_Goal of the exercise_.
Take the lines from the top down to and including the one with "circle, 1 square" and repeat them exactly. Omit images.
┌──
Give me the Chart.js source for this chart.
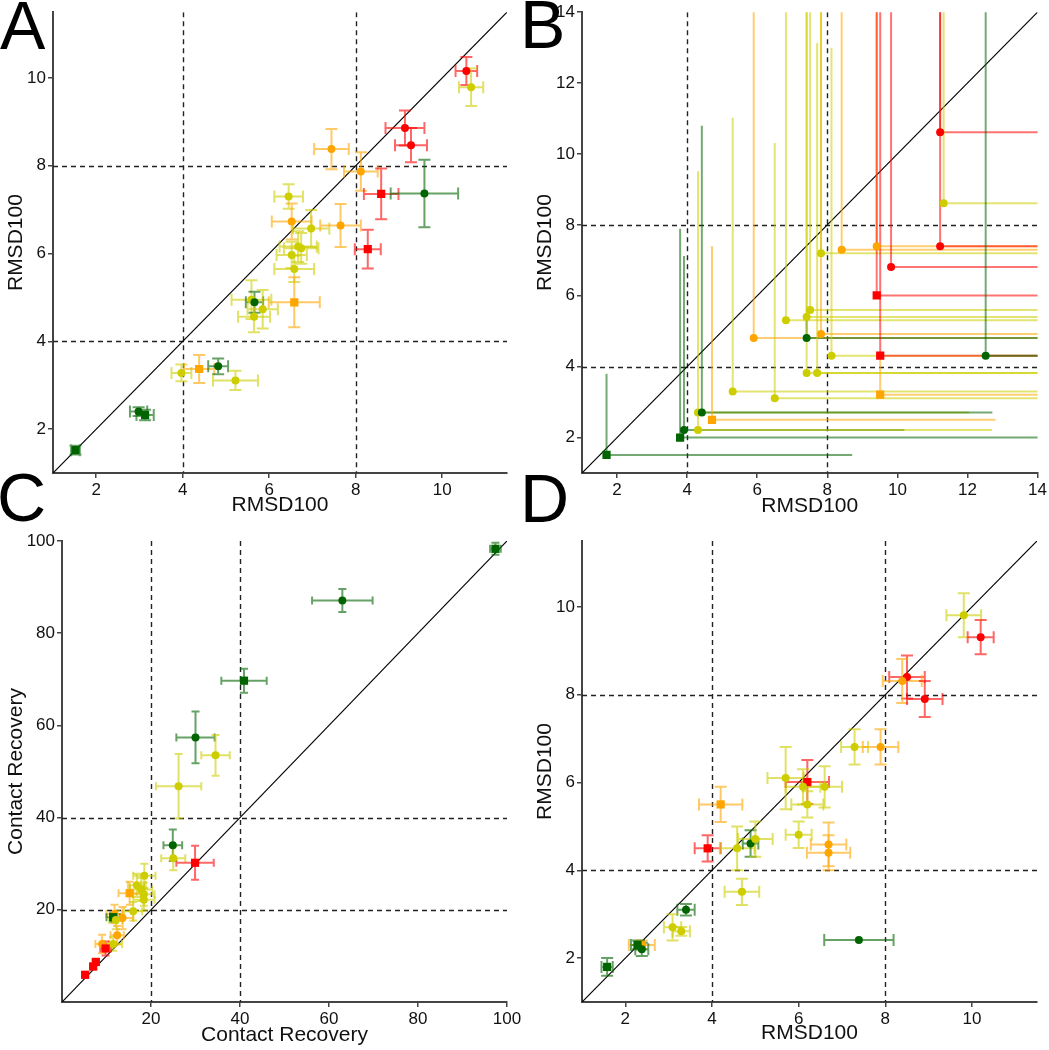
<!DOCTYPE html>
<html>
<head>
<meta charset="utf-8">
<script src="https://cdn.jsdelivr.net/npm/chart.js@4.4.1/dist/chart.umd.min.js"></script>
<style>
  body { margin: 0; background: #fff; }
  #wrap { position: relative; width: 1049px; height: 1050px; overflow: hidden; background: #fff; }
  #wrap canvas { position: absolute; }
  .tag { position: absolute; font-family: 'Liberation Sans', Arial, sans-serif; font-size: 68px; line-height: 1; color: #000; z-index: 5; }
</style>
</head>
<body>
<div id="wrap">
  <canvas id="panelA" width="525" height="525" style="left:0;top:0"></canvas>
  <canvas id="panelB" width="524" height="525" style="left:525px;top:0"></canvas>
  <canvas id="panelC" width="525" height="525" style="left:0;top:525px"></canvas>
  <canvas id="panelD" width="524" height="525" style="left:525px;top:525px"></canvas>
  <div class="tag" style="left:0;top:-9px">A</div>
  <div class="tag" style="left:520px;top:-10px">B</div>
  <div class="tag" style="left:-3px;top:463px">C</div>
  <div class="tag" style="left:520px;top:464px">D</div>
</div>
<script>
// group: 0 red, 1 orange, 2 yellow, 3 green ; shape: 0 circle, 1 square

// --- Panel A: RMSD100 vs RMSD100 ---
const aX     = [10.56, 10.67, 9.14, 9.28, 7.44, 8.12, 8.59, 9.59, 6.45, 6.52, 6.97, 7.65, 8.28, 6.67, 6.74, 6.52, 6.58, 6.58, 5.59, 5.66, 5.85, 5.65, 3.97, 4.38, 4.82, 5.22, 2.98, 3.13, 1.52];
const aY     = [10.16, 9.79, 8.86, 8.47, 8.38, 7.87, 7.36, 7.37, 7.30, 6.73, 6.57, 6.64, 6.10, 6.16, 6.12, 5.97, 5.65, 4.89, 4.95, 4.89, 4.73, 4.56, 3.28, 3.37, 3.43, 3.11, 2.40, 2.32, 1.52];
const aXErr  = [0.25, 0.28, 0.45, 0.37, 0.40, 0.39, 0.40, 0.78, 0.33, 0.46, 0.42, 0.47, 0.30, 0.43, 0.40, 0.35, 0.46, 0.59, 0.46, 0.20, 0.35, 0.37, 0.23, 0.35, 0.23, 0.52, 0.20, 0.20, 0.10];
const aYErr  = [0.32, 0.43, 0.40, 0.39, 0.46, 0.44, 0.58, 0.77, 0.28, 0.41, 0.42, 0.49, 0.44, 0.35, 0.35, 0.30, 0.30, 0.57, 0.44, 0.24, 0.44, 0.35, 0.19, 0.32, 0.18, 0.22, 0.10, 0.12, 0.10];
const aGroup = [0, 2, 0, 0, 1, 1, 0, 3, 2, 1, 2, 1, 0, 2, 2, 2, 2, 1, 2, 3, 2, 2, 2, 1, 3, 2, 3, 3, 3];
const aShape = [0, 0, 0, 0, 0, 0, 1, 0, 0, 0, 0, 0, 1, 0, 0, 0, 0, 1, 0, 0, 0, 0, 0, 1, 0, 0, 0, 1, 1];
const aTicks = [2, 4, 6, 8, 10];

// --- Panel B: points with drop lines to the upper value ---
const bX     = [1.70, 3.80, 3.91, 4.31, 4.42, 4.71, 4.31, 5.30, 6.50, 5.90, 6.82, 7.41, 7.51, 7.41, 7.41, 7.71, 7.82, 7.82, 8.12, 8.41, 9.41, 9.41, 9.51, 9.51, 9.82, 11.22, 11.22, 11.32, 12.52];
const bY     = [1.51, 2.00, 2.21, 2.71, 2.71, 2.50, 2.21, 3.30, 3.11, 4.81, 5.31, 5.40, 5.60, 4.81, 3.82, 3.82, 4.92, 7.20, 4.31, 7.30, 7.40, 6.01, 4.31, 3.21, 6.81, 10.61, 7.40, 8.61, 4.31];
const bXEnd  = [8.71, 15, 10.2, 12.05, 12.71, 12.8, 12.7, 15, 15, 15, 15, 15, 15, 15, 15, 15, 15, 15, 15, 15, 15, 15, 15, 15, 15, 15, 15, 15, 15];
const bYEnd  = [3.80, 7.89, 7.12, 9.51, 10.80, 7.40, 2.71, 11.02, 10.31, 15, 15, 15, 15, 5.40, 15, 13.13, 15, 15, 13.0, 15, 15, 15, 15, 4.31, 15, 15, 15, 15, 15];
const bGroup = [3, 3, 3, 2, 3, 1, 2, 2, 2, 1, 2, 2, 2, 3, 2, 2, 1, 2, 2, 1, 1, 0, 0, 1, 0, 0, 0, 2, 3];
const bShape = [1, 1, 0, 0, 0, 1, 0, 0, 0, 0, 0, 0, 0, 0, 0, 0, 0, 0, 0, 0, 0, 1, 1, 1, 0, 0, 0, 0, 0];
const bTicks = [2, 4, 6, 8, 10, 12, 14];

// --- Panel C: Contact Recovery ---
const cX     = [97.4, 63.0, 40.9, 30.0, 34.5, 26.2, 24.9, 25.0, 29.9, 18.5, 16.8, 17.8, 18.4, 18.4, 15.2, 16.0, 11.8, 11.5, 13.6, 12.1, 12.4, 9.0, 11.5, 9.8, 7.6, 7.0, 5.2];
const cY     = [98.3, 87.1, 69.7, 57.4, 53.5, 46.8, 34.0, 31.2, 30.2, 27.4, 25.3, 24.4, 23.4, 22.2, 23.6, 19.7, 19.1, 18.4, 18.2, 17.8, 14.5, 12.6, 12.6, 11.6, 8.7, 7.7, 5.9];
const cXErr  = [1.2, 6.8, 5.1, 4.3, 3.2, 5.1, 2.1, 2.7, 4.2, 2.5, 2.0, 2.5, 2.4, 2.4, 2.5, 2.0, 1.8, 1.5, 2.4, 1.5, 1.5, 1.5, 2.0, 1.2, 0.5, 0.5, 0.4];
const cYErr  = [1.3, 2.5, 2.6, 5.6, 4.4, 7.0, 3.4, 2.6, 3.7, 2.6, 2.5, 2.5, 2.5, 2.4, 2.5, 2.0, 2.0, 1.0, 2.4, 2.0, 2.0, 2.0, 1.5, 1.5, 0.5, 0.5, 0.4];
const cGroup = [3, 3, 3, 3, 2, 2, 3, 2, 0, 2, 2, 2, 2, 2, 1, 2, 1, 3, 1, 2, 1, 1, 2, 0, 0, 0, 0];
const cShape = [1, 0, 1, 0, 0, 0, 0, 0, 1, 0, 0, 0, 0, 0, 1, 0, 0, 1, 0, 0, 0, 0, 0, 1, 1, 1, 1];
const cTicks = [20, 40, 60, 80, 100];

// --- Panel D: RMSD100 vs RMSD100 ---
const dX     = [9.81, 10.20, 8.50, 8.39, 8.91, 7.29, 7.89, 5.70, 6.20, 6.10, 6.60, 6.20, 4.20, 6.00, 6.69, 6.69, 3.90, 4.58, 4.89, 5.00, 4.69, 3.40, 3.09, 3.29, 7.39, 2.38, 2.28, 2.38, 1.58];
const dY     = [9.81, 9.31, 8.40, 8.31, 7.90, 6.81, 6.81, 6.10, 6.01, 5.90, 5.90, 5.50, 5.50, 4.81, 4.59, 4.40, 4.50, 4.50, 4.61, 4.71, 3.51, 3.10, 2.70, 2.61, 2.41, 2.30, 2.30, 2.20, 1.80];
const dXErr  = [0.40, 0.30, 0.41, 0.45, 0.41, 0.31, 0.41, 0.42, 0.50, 0.40, 0.40, 0.37, 0.50, 0.30, 0.41, 0.50, 0.30, 0.40, 0.18, 0.40, 0.40, 0.20, 0.20, 0.20, 0.80, 0.30, 0.15, 0.15, 0.13];
const dYErr  = [0.50, 0.39, 0.49, 0.50, 0.41, 0.40, 0.40, 0.71, 0.50, 0.40, 0.47, 0.30, 0.40, 0.30, 0.50, 0.40, 0.30, 0.50, 0.30, 0.40, 0.30, 0.13, 0.30, 0.10, 0.00, 0.10, 0.10, 0.15, 0.20];
const dGroup = [2, 0, 0, 1, 0, 2, 1, 2, 0, 2, 2, 2, 1, 2, 1, 1, 0, 2, 3, 2, 2, 3, 2, 2, 3, 1, 3, 3, 3];
const dShape = [0, 0, 0, 0, 0, 0, 0, 0, 1, 0, 0, 0, 1, 0, 0, 0, 1, 0, 0, 0, 0, 0, 0, 0, 0, 1, 1, 0, 1];

const rmsdCuts = [4, 8];
const contactCuts = [20, 40];

const palette = ['#ff0000', '#ffa500', '#cdcd00', '#006400'];
const fontFamily = "'Liberation Sans', Arial, sans-serif";

function fade(hex, a) {
    const n = parseInt(hex.slice(1), 16);
    return `rgba(${n >> 16}, ${(n >> 8) & 255}, ${n & 255}, ${a})`;
}

function axis(min, max, ticks, title, size, horizontal, titleOffset) {
    return {
        type: 'linear',
        min: min,
        max: max,
        afterBuildTicks: s => { s.ticks = ticks.map(v => ({ value: v })); },
        afterFit: s => { if (horizontal) s.height = size; else s.width = size; },
        grid: { display: true, drawOnChartArea: false, drawTicks: true, tickLength: 5, color: '#444', lineWidth: 1.5 },
        border: { display: true, color: '#444', width: 2 },
        ticks: { color: '#111', font: { family: fontFamily, size: 17 }, padding: 2, autoSkip: false, maxRotation: 0 },
        title: {
            display: true, text: title, color: '#111',
            font: { family: fontFamily, size: 21 },
            padding: horizontal ? { top: 0, bottom: titleOffset - 12.6 } : { top: titleOffset - 12.6, bottom: 0 }
        }
    };
}

// dashed cut-off lines, the y = x diagonal and the per-point marks (error bars / drop lines)
function guides(cuts, drawMarks) {
    return {
        id: 'guides',
        beforeDatasetsDraw(chart) {
            const { ctx, chartArea: a, scales: { x, y } } = chart;
            ctx.save();
            ctx.beginPath();
            ctx.rect(a.left, a.top, a.right - a.left, a.bottom - a.top);
            ctx.clip();

            ctx.strokeStyle = '#222';
            ctx.lineWidth = 1.4;
            ctx.setLineDash([5, 4]);
            cuts.forEach(v => {
                const px = Math.round(x.getPixelForValue(v)) + 0.5;
                const py = Math.round(y.getPixelForValue(v)) + 0.5;
                ctx.beginPath(); ctx.moveTo(px, a.top); ctx.lineTo(px, a.bottom); ctx.stroke();
                ctx.beginPath(); ctx.moveTo(a.left, py); ctx.lineTo(a.right, py); ctx.stroke();
            });
            ctx.setLineDash([]);

            ctx.strokeStyle = '#000';
            ctx.lineWidth = 1.2;
            ctx.beginPath();
            ctx.moveTo(x.getPixelForValue(x.min), y.getPixelForValue(y.min));
            ctx.lineTo(x.getPixelForValue(x.max), y.getPixelForValue(y.max));
            ctx.stroke();

            drawMarks(ctx, x, y);
            ctx.restore();
        }
    };
}

function errorBars(xs, ys, xe, ye, groups, cap) {
    return (ctx, x, y) => {
        ctx.lineWidth = 2;
        xs.forEach((v, i) => {
            ctx.strokeStyle = fade(palette[groups[i]], 0.6);
            const px = x.getPixelForValue(v), py = y.getPixelForValue(ys[i]);
            const x0 = x.getPixelForValue(v - xe[i]), x1 = x.getPixelForValue(v + xe[i]);
            const y0 = y.getPixelForValue(ys[i] - ye[i]), y1 = y.getPixelForValue(ys[i] + ye[i]);
            ctx.beginPath();
            if (xe[i] > 0) {
                ctx.moveTo(x0, py); ctx.lineTo(x1, py);
                ctx.moveTo(x0, py - cap); ctx.lineTo(x0, py + cap);
                ctx.moveTo(x1, py - cap); ctx.lineTo(x1, py + cap);
            }
            if (ye[i] > 0) {
                ctx.moveTo(px, y0); ctx.lineTo(px, y1);
                ctx.moveTo(px - cap, y0); ctx.lineTo(px + cap, y0);
                ctx.moveTo(px - cap, y1); ctx.lineTo(px + cap, y1);
            }
            ctx.stroke();
        });
    };
}

function dropLines(xs, ys, xEnd, yEnd, groups) {
    return (ctx, x, y) => {
        ctx.lineWidth = 2;
        xs.forEach((v, i) => {
            ctx.strokeStyle = fade(palette[groups[i]], 0.55);
            const px = x.getPixelForValue(v), py = y.getPixelForValue(ys[i]);
            ctx.beginPath();
            ctx.moveTo(px, py); ctx.lineTo(px, y.getPixelForValue(yEnd[i]));
            ctx.moveTo(px, py); ctx.lineTo(x.getPixelForValue(xEnd[i]), py);
            ctx.stroke();
        });
    };
}

function drawPanel(id, xs, ys, groups, shapes, setup) {
    const ctx = document.getElementById(id).getContext('2d');
    return new Chart(ctx, {
        type: 'scatter',
        data: {
            datasets: [{
                data: xs.map((v, i) => ({ x: v, y: ys[i] })),
                pointStyle: shapes.map(s => s ? 'rect' : 'circle'),
                pointRadius: shapes.map(s => s ? 5.8 : 4),
                pointBackgroundColor: groups.map(g => palette[g]),
                pointBorderWidth: 0,
                showLine: false
            }]
        },
        options: {
            responsive: false,
            animation: false,
            events: [],
            layout: { padding: setup.padding },
            plugins: { legend: { display: false }, tooltip: { enabled: false } },
            scales: { x: setup.x, y: setup.y }
        },
        plugins: [guides(setup.cuts, setup.marks)]
    });
}

drawPanel('panelA', aX, aY, aGroup, aShape, {
    padding: { top: 12, right: 18, left: 0, bottom: 0 },
    x: axis(1, 11.5, aTicks, 'RMSD100', 52, true, 20),
    y: axis(1, 11.5, aTicks, 'RMSD100', 53, false, 16),
    cuts: rmsdCuts,
    marks: errorBars(aX, aY, aXErr, aYErr, aGroup, 6)
});

drawPanel('panelB', bX, bY, bGroup, bShape, {
    padding: { top: 12, right: 11, left: 0, bottom: 0 },
    x: axis(1, 14, bTicks, 'RMSD100', 52, true, 19),
    y: axis(1, 14, bTicks, 'RMSD100', 57, false, 20),
    cuts: rmsdCuts,
    marks: dropLines(bX, bY, bXEnd, bYEnd, bGroup)
});

drawPanel('panelC', cX, cY, cGroup, cShape, {
    padding: { top: 16, right: 18, left: 0, bottom: 0 },
    x: axis(0, 100, cTicks, 'Contact Recovery', 48, true, 15),
    y: axis(0, 100, cTicks, 'Contact Recovery', 62, false, 16),
    cuts: contactCuts,
    marks: errorBars(cX, cY, cXErr, cYErr, cGroup, 4)
});

drawPanel('panelD', dX, dY, dGroup, dShape, {
    padding: { top: 16, right: 12, left: 0, bottom: 0 },
    x: axis(1, 11.5, aTicks, 'RMSD100', 48, true, 17),
    y: axis(1, 11.5, aTicks, 'RMSD100', 57, false, 20),
    cuts: rmsdCuts,
    marks: errorBars(dX, dY, dXErr, dYErr, dGroup, 6)
});
</script>
</body>
</html>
└──
_Solution_.
Give me the Chart.js source for this chart.
<!DOCTYPE html>
<html>
<head>
<meta charset="utf-8">
<script src="https://cdn.jsdelivr.net/npm/chart.js@4.4.1/dist/chart.umd.min.js"></script>
<style>
  body { margin: 0; background: #fff; }
  #wrap { position: relative; width: 1049px; height: 1050px; overflow: hidden; background: #fff; }
  #wrap canvas { position: absolute; }
  .tag { position: absolute; font-family: 'Liberation Sans', Arial, sans-serif; font-size: 68px; line-height: 1; color: #000; z-index: 5; }
</style>
</head>
<body>
<div id="wrap">
  <canvas id="panelA" width="525" height="525" style="left:0;top:0"></canvas>
  <canvas id="panelB" width="524" height="525" style="left:525px;top:0"></canvas>
  <canvas id="panelC" width="525" height="525" style="left:0;top:525px"></canvas>
  <canvas id="panelD" width="524" height="525" style="left:525px;top:525px"></canvas>
  <div class="tag" style="left:0;top:-9px">A</div>
  <div class="tag" style="left:520px;top:-10px">B</div>
  <div class="tag" style="left:-3px;top:463px">C</div>
  <div class="tag" style="left:520px;top:464px">D</div>
</div>
<script>
// group: 0 red, 1 orange, 2 yellow, 3 green ; shape: 0 circle, 1 square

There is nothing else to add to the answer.